Kirsten Rawlins: Security staff make or break rock 'n' roll spirit

As an avid music fan I’ve been to hundreds of shows and festivals – each one of them very different in terms of venue, genre and feel.

Dee Snider at Bloodstock Festival 2019
Dee Snider at Bloodstock Festival 2019

And after having attended so many, I feel my partner and I more than likely have less patience than ever when it comes to the little things: prices, atmosphere, security and facilities.

This summer we attended Bloodstock Open Air near Lichfield: a four-day metal festival held in the middle of the countryside, attended by masses of rock fans from across Europe.

Playing the event were top acts including rock icons Scorpions, shock rock idol and Twisted Sister frontman Dee Snider, Midland musician and Judas Priest co-founder KK Downing, and many more.

We’d been forecast poor weather conditions and high winds caused huge issues for the staff trying to ensure they kept everyone safe.

But it failed to dampen spirits - You Can’t Stop Rock and Roll.

Fears over artists’ safety in the gale force winds led to one band – Cradle of Filth, for those who know their black metal – even being postponed until the following day while crews worked hard to ensure the lighting on the main stage was sufficiently secured.

Screens either side of the stage even had to be taken down.

Amid all the wind and bouts of rain – which led to peoples’ belongings and food being blown everywhere and fans and staff alike having to wade through muddy puddles – security staff at the Catton Park event remained upbeat, relaxed and jovial.

And it made such a difference.

One even joked that welly-wearing festivalgoers’ laces were untied; keeping a record for themselves as to how many they could fool.

It was all done with the very best of intentions, kept us music lovers positive, and made the atmosphere friendly and laid back.

This is precisely what we needed after living in a field for three days battling the elements. The wind was so bad on our first night that we barely slept due to being battered by gales – and we woke up the following morning to a tent which had been well and truly destroyed, with all three rods holding it up now split and torn by the weather.

And I don’t think it was just us who were uplifted by the wonderful security staff either. All festivalgoers we encountered were friendly – if a little drunk – and delighted just to be there.

We’ve been to many events and come across so many snotty, dictator-like security staff and bouncers – and it truly rubs us up the wrong way, leaving us unhappy for the rest of the show.

This was not the case even once at Bloodstock and it truly made a huge difference.

There’s no arguing that security staff have a very difficult job.

Particularly following events such as the Manchester Arena bombing in 2017 which saw 22 people killed at an Ariana Grande concert.

And it’s completely true to say thorough searches absolutely make us feel safer.

Not long after the horrors in Manchester we attended a Marilyn Manson concert at Wolverhampton Civic Hall.
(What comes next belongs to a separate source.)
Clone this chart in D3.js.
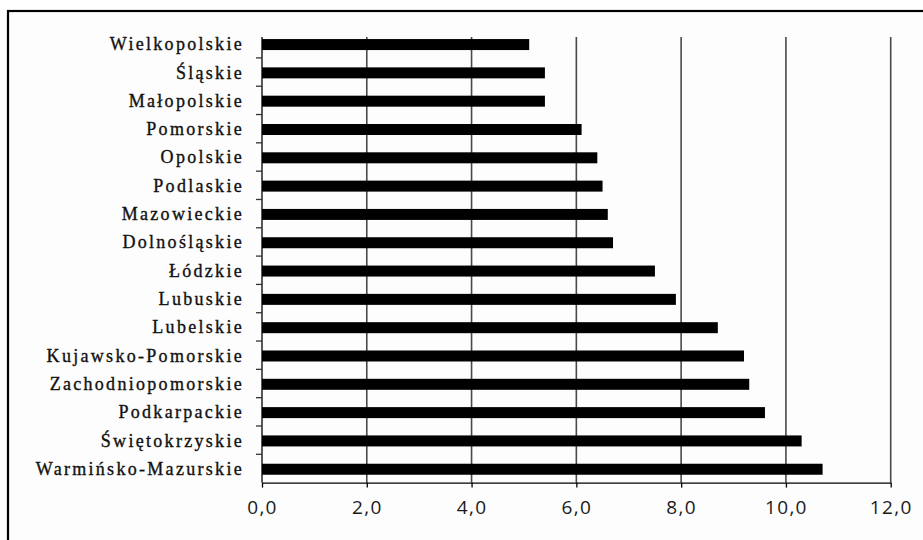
<!DOCTYPE html>
<html><head><meta charset="utf-8">
<script src="https://cdn.jsdelivr.net/npm/d3@7"></script>
<style>
html,body{margin:0;padding:0;background:#fff;}
svg{display:block;}
</style></head>
<body>
<svg id="chart" width="923" height="540"></svg>
<script>
const categories = ["Wielkopolskie","Śląskie","Małopolskie","Pomorskie","Opolskie","Podlaskie","Mazowieckie","Dolnośląskie","Łódzkie","Lubuskie","Lubelskie","Kujawsko-Pomorskie","Zachodniopomorskie","Podkarpackie","Świętokrzyskie","Warmińsko-Mazurskie"];
const values = [5.1,5.4,5.4,6.1,6.4,6.5,6.6,6.7,7.5,7.9,8.7,9.2,9.3,9.6,10.3,10.7];
const xTicks = [0,2,4,6,8,10,12];
const xTickLabels = ["0,0","2,0","4,0","6,0","8,0","10,0","12,0"];

const svg = d3.select("#chart");
// frame
svg.append("rect").attr("x",8).attr("y",11).attr("width",940).attr("height",560)
  .attr("fill","#fdfdfd").attr("stroke","#000").attr("stroke-width",2.2);

const x = d3.scaleLinear().domain([0,12]).range([262,890.7]);
const y = d3.scaleBand().domain(categories).range([29.6,482.6]).padding(0);
const plotTop = 37, plotBottom = 482.6;

// gridlines
svg.append("g").selectAll("line").data(xTicks.filter(d=>d>0)).join("line")
  .attr("x1",d=>x(d)).attr("x2",d=>x(d)).attr("y1",plotTop).attr("y2",plotBottom)
  .attr("stroke","#4a4a4a").attr("stroke-width",1.6);

// bars
const barH = 11;
svg.append("g").selectAll("rect").data(values).join("rect")
  .attr("x",x(0)).attr("y",(d,i)=>y(categories[i])+y.bandwidth()/2-barH/2+0.8)
  .attr("width",d=>x(d)-x(0)).attr("height",barH).attr("fill","#000");

// x axis
const xAxis = d3.axisBottom(x).tickValues(xTicks).tickSize(5).tickSizeOuter(0)
  .tickFormat((d,i)=>xTickLabels[i]);
const gx = svg.append("g").attr("transform",`translate(0,${plotBottom})`).call(xAxis);
gx.select(".domain").attr("stroke","#000").attr("stroke-width",1.3);
gx.selectAll(".tick line").attr("stroke","#000").attr("stroke-width",1.3);
gx.selectAll(".tick text").attr("y",25).attr("dy","0.35em")
  .attr("font-family","'Open Sans', sans-serif").attr("font-size",19)
  .attr("letter-spacing","1.3px").attr("fill","#1a1a1a");

// y axis (labels, no ticks)
const yAxis = d3.axisLeft(y).tickSize(0).tickSizeOuter(0);
const gy = svg.append("g").attr("transform",`translate(${x(0)},0)`).call(yAxis);
gy.select(".domain").remove();
gy.selectAll(".tick text").attr("x",-18).attr("dy","0.36em")
  .attr("font-family","'Liberation Serif', 'Times New Roman', serif").attr("font-size",18)
  .attr("letter-spacing","2.3px").attr("fill","#111")
  .attr("stroke","#111").attr("stroke-width",0.35);

// y axis line and boundary ticks
svg.append("line").attr("x1",x(0)).attr("x2",x(0)).attr("y1",plotTop).attr("y2",plotBottom)
  .attr("stroke","#000").attr("stroke-width",1.3);
svg.append("g").selectAll("line").data(categories.slice(1)).join("line")
  .attr("x1",x(0)-6).attr("x2",x(0)).attr("y1",d=>y(d)).attr("y2",d=>y(d))
  .attr("stroke","#333").attr("stroke-width",1.3);
</script>
</body></html>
We’d never seen them at the city centre venue before, but metal detectors were suddenly on the doors and people and their belongings were consistently being heavily searched.

It was done well, with respect and professionalism. And it truly put us at ease.

It’s vital we keep the live music scene alive, but there’s no denying incidents such as that in 2017 do make people fear such events.

But there’s no need for security guards to be nasty, pushy or rude. And sadly many are.

There are even Birmingham events I have been to where I have been so upset after being treated badly by a security guard at the front door that it has ruined my entire night. It’s honestly put me off ever returning to venues.

The same can be said for bar staff at Midland venues, who’ve spoken down to my mum simply for only having cash or standing in the ‘wrong’ place.

There’s nothing like a snotty member of staff to really wreck your night.

Yet the staff at Bloodstock have to take care of thousands of fans - no doubt a whole bunch of awkward, drunken messes. But they did so with real grace, patience and humour.

And it was truly noticed.

So security guards, please take note.

We’re all at gigs to have a good time. You’re there to look after us, not belittle us, treat us like cattle and ruin the show.

The attitude taken on by the Showsec staff at Bloodstock even seemed to make their lives easier – and they seemed to be having a good time themselves, rather than being wound up the entire time.

Their approach to security made it better for everyone.

And there wasn’t a single second when we didn’t feel safe.

Great job guys. We can’t wait to return next year.